• **Information provided**:
_ _ _ _ _ _ _
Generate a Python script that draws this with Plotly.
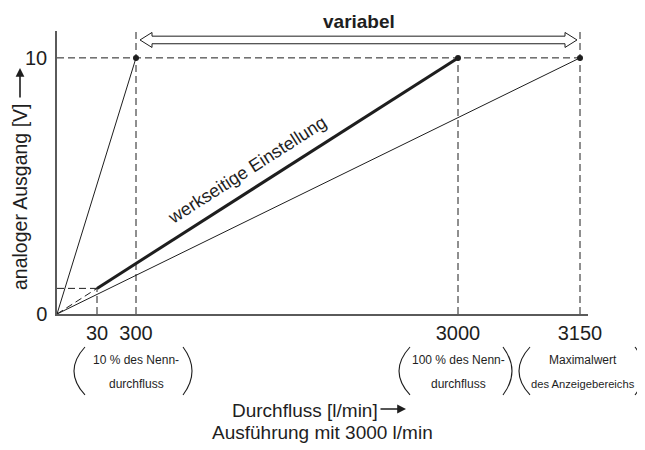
import numpy as np
import plotly.graph_objects as go

# ── data ──────────────────────────────────────────────
# flow values [l/min] shown on the (not to scale) x axis and where they sit
FLOW_TICKS = [0, 30, 300, 3000, 3150]
TICK_POS = [0, 40, 79, 401, 523]          # schematic axis positions
TICK_TEXT = ["30", "300", "3000", "3150"]

V_MAX = 10
V_LOW = 1

steep_flow, steep_volt = [0, 300], [0, V_MAX]          # smallest range
factory_flow, factory_volt = [30, 3000], [V_LOW, V_MAX]  # werkseitige Einstellung
max_flow, max_volt = [0, 3150], [0, V_MAX]             # largest range
low_flow, low_volt = [0, 30], [0, V_LOW]               # below 10 %
end_flow, end_volt = [300, 3000, 3150], [V_MAX, V_MAX, V_MAX]

NOTES = [
    ("10 % des Nenn-", "durchfluss"),
    ("100 % des Nenn-", "durchfluss"),
    ("Maximalwert", "des Anzeigebereichs"),
]

# ── layout geometry (page pixels; the page body adds an 8px margin) ──
OFF = 8
W, H = 645 - OFF, 450 - OFF
PLOT_X0, PLOT_X1, PLOT_Y0, PLOT_Y1 = 57, 588, 31, 314   # page px
L, R = PLOT_X0 - OFF, 645 - PLOT_X1
T, B = PLOT_Y0 - OFF, 450 - PLOT_Y1
Y_TOP = 11.05
PW, PH = PLOT_X1 - PLOT_X0, PLOT_Y1 - PLOT_Y0

INK = "#1e1e1e"
AXIS = "#5a5a5a"
FONT = "Liberation Sans, Arial, Helvetica, sans-serif"


def xs(flow):
    return np.interp(flow, FLOW_TICKS, TICK_POS)


def pxx(px):
    return (px - PLOT_X0) / PW


def pxy(py):
    return (PLOT_Y1 - py) / PH


def ypx(n):  # n pixels in y data units
    return n * Y_TOP / PH


fig = go.Figure()


def line(fx, vy, width=1.0, dash=None):
    fig.add_trace(go.Scatter(
        x=xs(fx), y=vy, mode="lines", hoverinfo="skip", showlegend=False,
        line=dict(color=INK, width=width, dash=dash),
    ))


DASH = "7px,4px"
# guide lines
line([0, 3150], [V_MAX, V_MAX], 1, DASH)
line([0, 30], [V_LOW, V_LOW], 1, DASH)
line([30, 30], [0, V_LOW], 1, DASH)
line([300, 300], [0, Y_TOP], 1, DASH)
line([3000, 3000], [0, V_MAX], 1, DASH)
line([3150, 3150], [0, Y_TOP], 1, DASH)

# characteristic lines
line(low_flow, low_volt, 1, DASH)
line(steep_flow, steep_volt, 1)
line(max_flow, max_volt, 1)
line(factory_flow, factory_volt, 3)

fig.add_trace(go.Scatter(
    x=xs(end_flow), y=end_volt, mode="markers", hoverinfo="skip", showlegend=False,
    marker=dict(color=INK, size=6),
))

# hollow double arrow "variabel"
x0, x1 = float(xs(300)) + 4, float(xs(3150)) - 3
yc = 10.7
hl, hh, sh = 12, ypx(7.5), ypx(3.8)
pts = [(x0, yc), (x0 + hl, yc + hh), (x0 + hl, yc + sh), (x1 - hl, yc + sh),
       (x1 - hl, yc + hh), (x1, yc), (x1 - hl, yc - hh), (x1 - hl, yc - sh),
       (x0 + hl, yc - sh), (x0 + hl, yc - hh)]
path = "M " + " L ".join(f"{a:.2f},{b:.4f}" for a, b in pts) + " Z"
fig.add_shape(type="path", path=path, xref="x", yref="y",
              line=dict(color=INK, width=1), fillcolor="white")

ann = []


def text(px, py, s, size=19, angle=0, family=FONT, bold=False):
    ann.append(dict(
        x=pxx(px), y=pxy(py), xref="paper", yref="paper", showarrow=False,
        text=f"<b>{s}</b>" if bold else s, textangle=angle,
        xanchor="center", yanchor="middle",
        font=dict(family=family, size=size, color=INK),
    ))


def arrow(px0, py0, px1, py1):
    ann.append(dict(
        x=pxx(px1), y=pxy(py1), ax=px0 - px1, ay=py0 - py1,
        xref="paper", yref="paper", axref="pixel", ayref="pixel",
        showarrow=True, arrowhead=2, arrowsize=1.1, arrowwidth=1.6,
        arrowcolor=INK, text="",
    ))


text(359, 22, "variabel", 19, bold=True)
text(247, 170, "werkseitige Einstellung", 18, angle=-32.5)
text(20, 197, "analoger Ausgang [V]", 19.5, angle=-90)
arrow(20, 99, 20, 68)
text(305, 410, "Durchfluss [l/min]", 19)
arrow(379, 409, 406, 409)
text(322, 432, "Ausführung mit 3000 l/min", 19)

# notes under the ticks, with big round brackets
note_px = [136, 458, 583]
brackets = [(85, 183), (410, 503), (530, 635)]
for (l1, l2), cx, (bl, br) in zip(NOTES, note_px, brackets):
    text(cx, 360, l1, 12)
    text(cx, 384, l2, 12 if len(l2) < 16 else 11.2)
    for bx, bulge in ((bl, -11), (br, 9)):
        p = (f"M {pxx(bx):.4f},{pxy(347):.4f} Q {pxx(bx + 2 * bulge):.4f},{pxy(371):.4f} "
             f"{pxx(bx):.4f},{pxy(395):.4f}")
        fig.add_shape(type="path", path=p, xref="paper", yref="paper",
                      line=dict(color=INK, width=1.1))

fig.update_layout(
    width=W, height=H, margin=dict(l=L, r=R, t=T, b=B),
    paper_bgcolor="white", plot_bgcolor="white",
    font=dict(family=FONT, size=20, color=INK),
    annotations=ann, showlegend=False,
)
fig.update_xaxes(
    range=[0, PW], showgrid=False, zeroline=False, showline=True,
    linecolor=AXIS, linewidth=1.5, ticks="",
    tickvals=xs(FLOW_TICKS[1:]), ticktext=TICK_TEXT, tickfont=dict(size=20),
)
fig.update_yaxes(
    range=[0, Y_TOP], showgrid=False, zeroline=False, showline=True,
    linecolor=AXIS, linewidth=1.5, ticks="",
    tickvals=[0, V_MAX], ticktext=["0", "10"], tickfont=dict(size=20),
    ticklabelstandoff=4,
)

fig.write_html("out.html")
_ _ _ _ _ _ _
• **Written instruction**:
Take the listing and print it again exactly, but without any pictures.

• **Written response**:
Generate a Python script that draws this with Plotly.
import numpy as np
import plotly.graph_objects as go

# ── data ──────────────────────────────────────────────
# flow values [l/min] shown on the (not to scale) x axis and where they sit
FLOW_TICKS = [0, 30, 300, 3000, 3150]
TICK_POS = [0, 40, 79, 401, 523]          # schematic axis positions
TICK_TEXT = ["30", "300", "3000", "3150"]

V_MAX = 10
V_LOW = 1

steep_flow, steep_volt = [0, 300], [0, V_MAX]          # smallest range
factory_flow, factory_volt = [30, 3000], [V_LOW, V_MAX]  # werkseitige Einstellung
max_flow, max_volt = [0, 3150], [0, V_MAX]             # largest range
low_flow, low_volt = [0, 30], [0, V_LOW]               # below 10 %
end_flow, end_volt = [300, 3000, 3150], [V_MAX, V_MAX, V_MAX]

NOTES = [
    ("10 % des Nenn-", "durchfluss"),
    ("100 % des Nenn-", "durchfluss"),
    ("Maximalwert", "des Anzeigebereichs"),
]

# ── layout geometry (page pixels; the page body adds an 8px margin) ──
OFF = 8
W, H = 645 - OFF, 450 - OFF
PLOT_X0, PLOT_X1, PLOT_Y0, PLOT_Y1 = 57, 588, 31, 314   # page px
L, R = PLOT_X0 - OFF, 645 - PLOT_X1
T, B = PLOT_Y0 - OFF, 450 - PLOT_Y1
Y_TOP = 11.05
PW, PH = PLOT_X1 - PLOT_X0, PLOT_Y1 - PLOT_Y0

INK = "#1e1e1e"
AXIS = "#5a5a5a"
FONT = "Liberation Sans, Arial, Helvetica, sans-serif"


def xs(flow):
    return np.interp(flow, FLOW_TICKS, TICK_POS)


def pxx(px):
    return (px - PLOT_X0) / PW


def pxy(py):
    return (PLOT_Y1 - py) / PH


def ypx(n):  # n pixels in y data units
    return n * Y_TOP / PH


fig = go.Figure()


def line(fx, vy, width=1.0, dash=None):
    fig.add_trace(go.Scatter(
        x=xs(fx), y=vy, mode="lines", hoverinfo="skip", showlegend=False,
        line=dict(color=INK, width=width, dash=dash),
    ))


DASH = "7px,4px"
# guide lines
line([0, 3150], [V_MAX, V_MAX], 1, DASH)
line([0, 30], [V_LOW, V_LOW], 1, DASH)
line([30, 30], [0, V_LOW], 1, DASH)
line([300, 300], [0, Y_TOP], 1, DASH)
line([3000, 3000], [0, V_MAX], 1, DASH)
line([3150, 3150], [0, Y_TOP], 1, DASH)

# characteristic lines
line(low_flow, low_volt, 1, DASH)
line(steep_flow, steep_volt, 1)
line(max_flow, max_volt, 1)
line(factory_flow, factory_volt, 3)

fig.add_trace(go.Scatter(
    x=xs(end_flow), y=end_volt, mode="markers", hoverinfo="skip", showlegend=False,
    marker=dict(color=INK, size=6),
))

# hollow double arrow "variabel"
x0, x1 = float(xs(300)) + 4, float(xs(3150)) - 3
yc = 10.7
hl, hh, sh = 12, ypx(7.5), ypx(3.8)
pts = [(x0, yc), (x0 + hl, yc + hh), (x0 + hl, yc + sh), (x1 - hl, yc + sh),
       (x1 - hl, yc + hh), (x1, yc), (x1 - hl, yc - hh), (x1 - hl, yc - sh),
       (x0 + hl, yc - sh), (x0 + hl, yc - hh)]
path = "M " + " L ".join(f"{a:.2f},{b:.4f}" for a, b in pts) + " Z"
fig.add_shape(type="path", path=path, xref="x", yref="y",
              line=dict(color=INK, width=1), fillcolor="white")

ann = []


def text(px, py, s, size=19, angle=0, family=FONT, bold=False):
    ann.append(dict(
        x=pxx(px), y=pxy(py), xref="paper", yref="paper", showarrow=False,
        text=f"<b>{s}</b>" if bold else s, textangle=angle,
        xanchor="center", yanchor="middle",
        font=dict(family=family, size=size, color=INK),
    ))


def arrow(px0, py0, px1, py1):
    ann.append(dict(
        x=pxx(px1), y=pxy(py1), ax=px0 - px1, ay=py0 - py1,
        xref="paper", yref="paper", axref="pixel", ayref="pixel",
        showarrow=True, arrowhead=2, arrowsize=1.1, arrowwidth=1.6,
        arrowcolor=INK, text="",
    ))


text(359, 22, "variabel", 19, bold=True)
text(247, 170, "werkseitige Einstellung", 18, angle=-32.5)
text(20, 197, "analoger Ausgang [V]", 19.5, angle=-90)
arrow(20, 99, 20, 68)
text(305, 410, "Durchfluss [l/min]", 19)
arrow(379, 409, 406, 409)
text(322, 432, "Ausführung mit 3000 l/min", 19)

# notes under the ticks, with big round brackets
note_px = [136, 458, 583]
brackets = [(85, 183), (410, 503), (530, 635)]
for (l1, l2), cx, (bl, br) in zip(NOTES, note_px, brackets):
    text(cx, 360, l1, 12)
    text(cx, 384, l2, 12 if len(l2) < 16 else 11.2)
    for bx, bulge in ((bl, -11), (br, 9)):
        p = (f"M {pxx(bx):.4f},{pxy(347):.4f} Q {pxx(bx + 2 * bulge):.4f},{pxy(371):.4f} "
             f"{pxx(bx):.4f},{pxy(395):.4f}")
        fig.add_shape(type="path", path=p, xref="paper", yref="paper",
                      line=dict(color=INK, width=1.1))

fig.update_layout(
    width=W, height=H, margin=dict(l=L, r=R, t=T, b=B),
    paper_bgcolor="white", plot_bgcolor="white",
    font=dict(family=FONT, size=20, color=INK),
    annotations=ann, showlegend=False,
)
fig.update_xaxes(
    range=[0, PW], showgrid=False, zeroline=False, showline=True,
    linecolor=AXIS, linewidth=1.5, ticks="",
    tickvals=xs(FLOW_TICKS[1:]), ticktext=TICK_TEXT, tickfont=dict(size=20),
)
fig.update_yaxes(
    range=[0, Y_TOP], showgrid=False, zeroline=False, showline=True,
    linecolor=AXIS, linewidth=1.5, ticks="",
    tickvals=[0, V_MAX], ticktext=["0", "10"], tickfont=dict(size=20),
    ticklabelstandoff=4,
)

fig.write_html("out.html")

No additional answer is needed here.